# Help with coordinate transformation problem

1. Sep 18, 2012

### xiphius75

1. The problem statement, all variables and given/known data

For elliptical cylindrical coordinates:

x = a * cosh (u) * cos (v)
y = a * sinh (u) * sin (v)
z = z

Derive the relations analogous to those of Equations (168b-e) for circular cylindrical coordinates. In particular, verify that

h_u = h_v = a * sqrt(cosh^2 (u) - cos^2 (v))
h_z = 1

u_1 = {[sinh (u) * cos (v)](i) + [cosh (u) * sin (v)](j)} / sqrt(cosh^2 (u) - cos^2 (v))
u_2 = {[cosh (u) * sin (v)](-i) + [sinh (u) * cos (v)](j)} / sqrt(cosh^2 (u) - cos^2 (v))

2. Relevant equations

From the book:
h_u = magnitude( dr/du_1)
and similarly for h_v and h_z

U_u = h_u * u_u

3. The attempt at a solution

Ok, so I think I am either getting confused between u's or am missing some vital trig identity.
From the equations given for the x,y and z coordinates, I get that the new relevant variables are u, v and z.
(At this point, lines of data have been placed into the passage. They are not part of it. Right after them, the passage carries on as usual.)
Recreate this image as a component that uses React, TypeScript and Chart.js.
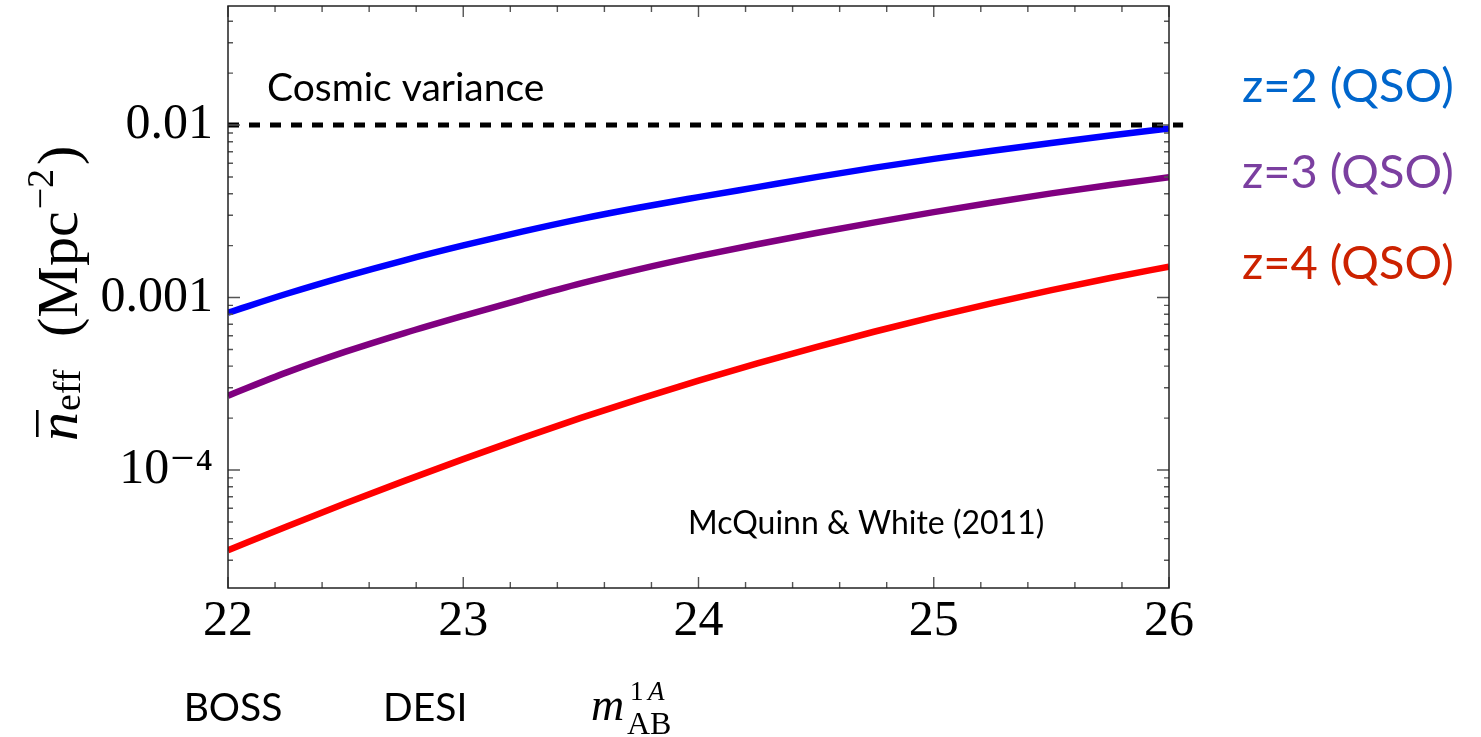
import React, { useEffect, useRef } from "react";
import { Chart, registerables } from "chart.js";

Chart.register(...registerables);

// ---------- data ----------
const magnitudes = [22, 22.25, 22.5, 22.75, 23, 23.25, 23.5, 23.75, 24, 24.25, 24.5, 24.75, 25, 25.25, 25.5, 25.75, 26];
const nEffZ2 = [8.17e-4, 1.052e-3, 1.327e-3, 1.644e-3, 2.004e-3, 2.41e-3, 2.858e-3, 3.327e-3, 3.819e-3, 4.365e-3, 4.989e-3, 5.662e-3, 6.368e-3, 7.096e-3, 7.87e-3, 8.69e-3, 9.55e-3];
const nEffZ3 = [2.698e-4, 3.681e-4, 4.853e-4, 6.223e-4, 7.834e-4, 9.772e-4, 1.208e-3, 1.462e-3, 1.738e-3, 2.037e-3, 2.366e-3, 2.729e-3, 3.126e-3, 3.556e-3, 4.018e-3, 4.487e-3, 4.977e-3];
const nEffZ4 = [3.428e-5, 4.71e-5, 6.412e-5, 8.65e-5, 1.156e-4, 1.531e-4, 2.004e-4, 2.588e-4, 3.296e-4, 4.15e-4, 5.164e-4, 6.353e-4, 7.727e-4, 9.29e-4, 1.104e-3, 1.297e-3, 1.51e-3];
const cosmicVarianceLevel = 0.01;
const cosmicVarianceRange = [22, 26.06];
const seriesNames = ["z=2 (QSO)", "z=3 (QSO)", "z=4 (QSO)"];
const surveyLabels = ["BOSS", "DESI"];

const xMin = 22;
const xMax = 26;
const yMin = 2.07e-5;
const yMax = 0.049;
const xMajorTicks = [22, 23, 24, 25, 26];
const xTickLabels = ["22", "23", "24", "25", "26"];
const xMinorStep = 0.2;
const yMajorTicks = [1e-4, 1e-3, 1e-2];
const yTickLabels = ["10\u207B\u2074", "0.001", "0.01"];

// ---------- styles ----------
const lineColors = ["#0000ff", "#800080", "#ff0000"];
const labelColors = ["#0066cc", "#7b3fa0", "#cc2200"];
const SERIF = '"Liberation Serif", "DejaVu Serif", serif';
const SANS = 'Lato, "Open Sans", sans-serif';

function buildXTicks(): { v: number; major: boolean }[] {
  const out: { v: number; major: boolean }[] = [];
  const n = Math.round((xMax - xMin) / xMinorStep);
  for (let i = 0; i <= n; i++) {
    const v = Number((xMin + i * xMinorStep).toFixed(4));
    out.push({ v, major: xMajorTicks.includes(v) });
  }
  return out;
}

function buildYTicks(): { v: number; major: boolean }[] {
  const out: { v: number; major: boolean }[] = [];
  for (let e = -6; e <= -1; e++) {
    for (let m = 1; m <= 9; m++) {
      const v = Number((m * Math.pow(10, e)).toPrecision(3));
      if (v >= yMin && v <= yMax) out.push({ v, major: m === 1 });
    }
  }
  return out;
}

const frameTicksPlugin = {
  id: "frameTicks",
  afterDraw(chart: any) {
    const ctx = chart.ctx as CanvasRenderingContext2D;
    const { left, right, top, bottom } = chart.chartArea;
    const xs = chart.scales.x;
    const ys = chart.scales.y;
    ctx.save();
    ctx.strokeStyle = "#555";
    ctx.lineWidth = 1.4;
    ctx.beginPath();
    for (const t of buildXTicks()) {
      const px = xs.getPixelForValue(t.v);
      const len = t.major ? 11 : 6;
      ctx.moveTo(px, bottom);
      ctx.lineTo(px, bottom - len);
      ctx.moveTo(px, top);
      ctx.lineTo(px, top + len);
    }
    for (const t of buildYTicks()) {
      const py = ys.getPixelForValue(t.v);
      const len = t.major ? 12 : 5;
      ctx.moveTo(left, py);
      ctx.lineTo(left + len, py);
      ctx.moveTo(right, py);
      ctx.lineTo(right - len, py);
    }
    ctx.stroke();
    ctx.strokeStyle = "#222";
    ctx.lineWidth = 1.5;
    ctx.strokeRect(left, top, right - left, bottom - top);
    ctx.restore();
  },
};

const annotationPlugin = {
  id: "annotations",
  afterDraw(chart: any) {
    const ctx = chart.ctx as CanvasRenderingContext2D;
    const xs = chart.scales.x;
    ctx.save();
    ctx.textBaseline = "alphabetic";
    ctx.textAlign = "left";

    // Cosmic variance label
    ctx.fillStyle = "#000";
    ctx.font = `39px ${SANS}`;
    ctx.fillText("Cosmic variance", 267, 101);

    // Reference
    ctx.font = `32px ${SANS}`;
    ctx.fillText("McQuinn & White (2011)", 688, 534);

    // Series labels
    const baselines = [102, 188, 279];
    ctx.font = `47px ${SANS}`;
    seriesNames.forEach((name, i) => {
      ctx.fillStyle = labelColors[i];
      ctx.fillText(name, 1242, baselines[i]);
    });

    // Survey labels under the axis
    ctx.fillStyle = "#000";
    ctx.font = `39px ${SANS}`;
    ctx.textAlign = "center";
    ctx.fillText(surveyLabels[0], xs.getPixelForValue(22.0) + 5, 721);
    ctx.fillText(surveyLabels[1], xs.getPixelForValue(23.0) - 38, 721);

    // x-axis title m_AB^{1A}
    ctx.textAlign = "left";
    ctx.font = `italic 46px ${SERIF}`;
    ctx.fillText("m", 591, 720);
    ctx.font = `32px ${SERIF}`;
    ctx.fillText("AB", 627, 734);
    ctx.font = `27px ${SERIF}`;
    ctx.fillText("1", 630, 700);
    ctx.font = `italic 27px ${SERIF}`;
    ctx.fillText("A", 648, 700);

    // y-axis title  n̄_eff (Mpc^-2)
    ctx.translate(77, 441);
    ctx.rotate(-Math.PI / 2);
    ctx.font = `italic 58px ${SERIF}`;
    ctx.fillText("n", 0, 0);
    const nW = ctx.measureText("n").width;
    ctx.fillRect(4, -41, nW - 2, 2.6);
    ctx.font = `38px ${SERIF}`;
    ctx.fillText("eff", nW + 1, 3);
    ctx.font = `58px ${SERIF}`;
    const startX = 104;
    ctx.fillText("(Mpc", startX, 0);
    const w1 = ctx.measureText("(Mpc").width;
    ctx.font = `38px ${SERIF}`;
    ctx.fillText("\u22122", startX + w1 + 2, -24);
    const w2 = ctx.measureText("\u22122").width;
    ctx.font = `58px ${SERIF}`;
    ctx.fillText(")", startX + w1 + w2 + 6, 0);
    ctx.restore();
  },
};

export default function App() {
  const canvasRef = useRef<HTMLCanvasElement | null>(null);

  useEffect(() => {
    document.body.style.margin = "0";
    const canvas = canvasRef.current;
    if (!canvas) return;

    const mk = (vals: number[]) => magnitudes.map((m, i) => ({ x: m, y: vals[i] }));

    const chart = new Chart(canvas, {
      type: "line",
      data: {
        datasets: [
          {
            label: "Cosmic variance",
            data: cosmicVarianceRange.map((x) => ({ x, y: cosmicVarianceLevel })),
            borderColor: "#000",
            borderWidth: 5,
            borderDash: [11, 10],
            pointRadius: 0,
            clip: false as any,
          },
          {
            label: seriesNames[0],
            data: mk(nEffZ2),
            borderColor: lineColors[0],
            borderWidth: 6.5,
            pointRadius: 0,
            cubicInterpolationMode: "monotone",
          },
          {
            label: seriesNames[1],
            data: mk(nEffZ3),
            borderColor: lineColors[1],
            borderWidth: 6.5,
            pointRadius: 0,
            cubicInterpolationMode: "monotone",
          },
          {
            label: seriesNames[2],
            data: mk(nEffZ4),
            borderColor: lineColors[2],
            borderWidth: 6.5,
            pointRadius: 0,
            cubicInterpolationMode: "monotone",
          },
        ],
      },
      options: {
        responsive: false,
        animation: false,
        devicePixelRatio: 1,
        layout: { padding: { top: 6, right: 312, left: 0, bottom: 0 } },
        plugins: {
          legend: { display: false },
          tooltip: { enabled: false },
        },
        scales: {
          x: {
            type: "linear",
            min: xMin,
            max: xMax,
            grid: { display: false, drawTicks: false },
            border: { display: false },
            afterBuildTicks: (scale: any) => {
              scale.ticks = xMajorTicks.map((v) => ({ value: v }));
            },
            afterFit: (scale: any) => {
              scale.height = 149;
            },
            ticks: {
              autoSkip: false,
              maxRotation: 0,
              padding: 4,
              color: "#000",
              font: { family: SERIF, size: 50 },
              callback: (v: any) => {
                const i = xMajorTicks.indexOf(Number(v));
                return i >= 0 ? xTickLabels[i] : "";
              },
            },
          },
          y: {
            type: "logarithmic",
            min: yMin,
            max: yMax,
            grid: { display: false, drawTicks: false },
            border: { display: false },
            afterBuildTicks: (scale: any) => {
              scale.ticks = yMajorTicks.map((v) => ({ value: v }));
            },
            afterFit: (scale: any) => {
              scale.width = 228;
              scale.paddingTop = 0;
              scale.paddingBottom = 0;
            },
            ticks: {
              autoSkip: false,
              padding: 15,
              color: "#000",
              font: { family: SERIF, size: 50 },
              callback: (v: any) => {
                const i = yMajorTicks.findIndex((t) => Math.abs(t - Number(v)) / t < 1e-6);
                return i >= 0 ? yTickLabels[i] : "";
              },
            },
          },
        },
      },
      plugins: [frameTicksPlugin, annotationPlugin],
    } as any);

    return () => {
      chart.destroy();
    };
  }, []);

  return (
    <div style={{ width: 1481, height: 737, background: "#fff" }}>
      <canvas ref={canvasRef} width={1481} height={737} style={{ display: "block" }} />
    </div>
  );
}
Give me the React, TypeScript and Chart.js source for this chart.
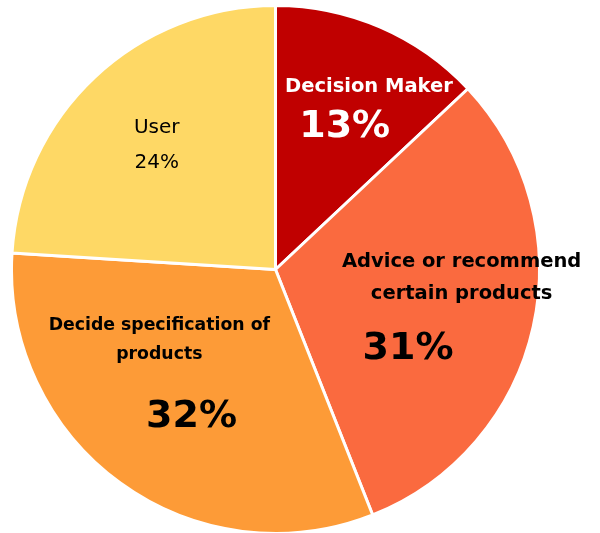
import React, { useEffect, useRef } from "react";
import { Chart, registerables } from "chart.js";

Chart.register(...registerables);

const categories = ["Decision Maker", "Advice or recommend certain products", "Decide specification of products", "User"];
const titleLines = [["Decision Maker"], ["Advice or recommend", "certain products"], ["Decide specification of", "products"], ["User"]];
const values = [13, 31, 32, 24];
const percentLabels = ["13%", "31%", "32%", "24%"];
const colors = ["#C00000", "#FA6A3F", "#FD9B37", "#FED865"];

// label layout (fractions of radius, relative to pie center)
const titlePos = [[0.354, -0.69], [0.705, -0.027], [-0.44, 0.213], [-0.45, -0.535]];
const pctPos = [[0.262, -0.54], [0.502, 0.3], [-0.318, 0.56], [-0.45, -0.405]];
const lineGaps = [0.12, 0.12, 0.11, 0.12];
const titleFonts = ["bold 19.5px", "bold 19.5px", "bold 17.3px", "20px"];
const pctFonts = ["bold 38px", "bold 38px", "bold 38px", "20px"];
const FAMILY = " 'DejaVu Sans', Verdana, sans-serif";

const labelPlugin = {
  id: "sliceLabels",
  afterDatasetsDraw(chart: any) {
    const ctx = chart.ctx;
    const meta = chart.getDatasetMeta(0);
    const arc = meta.data[0];
    const cx = arc.x, cy = arc.y, r = arc.outerRadius;
    ctx.save();
    ctx.textAlign = "center";
    ctx.textBaseline = "middle";
    for (let i = 0; i < values.length; i++) {
      ctx.fillStyle = i === 0 ? "#FFFFFF" : "#000000";
      ctx.font = titleFonts[i] + FAMILY;
      titleLines[i].forEach((ln, j) => {
        ctx.fillText(ln, cx + titlePos[i][0] * r, cy + (titlePos[i][1] + j * lineGaps[i]) * r);
      });
      ctx.font = pctFonts[i] + FAMILY;
      ctx.fillText(percentLabels[i], cx + pctPos[i][0] * r, cy + pctPos[i][1] * r);
    }
    ctx.restore();
  },
};

export default function App() {
  const ref = useRef<HTMLCanvasElement>(null);
  useEffect(() => {
    if (!ref.current) return;
    const chart = new Chart(ref.current, {
      type: "pie",
      data: {
        labels: categories,
        datasets: [
          {
            data: values,
            backgroundColor: colors,
            borderColor: "#FFFFFF",
            borderWidth: 3,
          },
        ],
      },
      options: {
        animation: false,
        responsive: false,
        layout: { padding: { left: 10, right: 59, top: 4, bottom: 5 } },
        plugins: { legend: { display: false }, tooltip: { enabled: false } },
      },
      plugins: [labelPlugin],
    });
    return () => chart.destroy();
  }, []);
  return (
    <div style={{ position: "absolute", left: 0, top: 0, width: 600, height: 533, overflow: "hidden", background: "#fff" }}>
      <canvas ref={ref} width={600} height={540} style={{ width: 600, height: 540, display: "block" }} />
    </div>
  );
}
So the position vector for the coordinate system can be written as:

r = (a * cosh (u) * cos (v)) + (a * sinh (u) * sin (v))[j] + z[k]

So, from here I can get:

u_u = (dr/du_u) = (a * sinh (u) * cos (v)) + (a * cosh (u) * sin (v))[j] + 0[k]
u_v = (dr/du_v) = (-a * cosh (u) * sin (v)) + (a * sinh (u) * cos (v))[j] + 0[k]
u_z = (dr/du_z) = 0 + 0[j] + 1[k]

from here, it follows from the formulas in the book that:

h_u = magnitude(dr/du_u) = sqrt [(a * sinh (u) * cos (v))^2 + (a * cosh (u) * sin (v))^2 + 0^2]

=a * sqrt[sinh^2 (u) cos^2 (v) +cosh^2 (u) sin^2 (v)]

This is as far as I can simplify it, and I do not know how they are getting their answer of a * sqrt(cosh^2 (u) - cos^2 (v)), unless there is some identity that I am unaware of or I screwed something up somewhere along the line. Any ideas or insight from someone who has done coordinate transformations before?
1. The problem statement, all variables and given/known data

2. Relevant equations

3. The attempt at a solution

2. Sep 18, 2012

### MathematicalPhysicist

You might find the next identities helpful:
sin^2=1-cos^2

sinh^2 = cosh^2 -1

3. Sep 18, 2012

### xiphius75

That helped greatly! Thanks! I was aware of the sin - cos identity, but had never been taught the hyperbolic identities. With those I easily get the answer they give.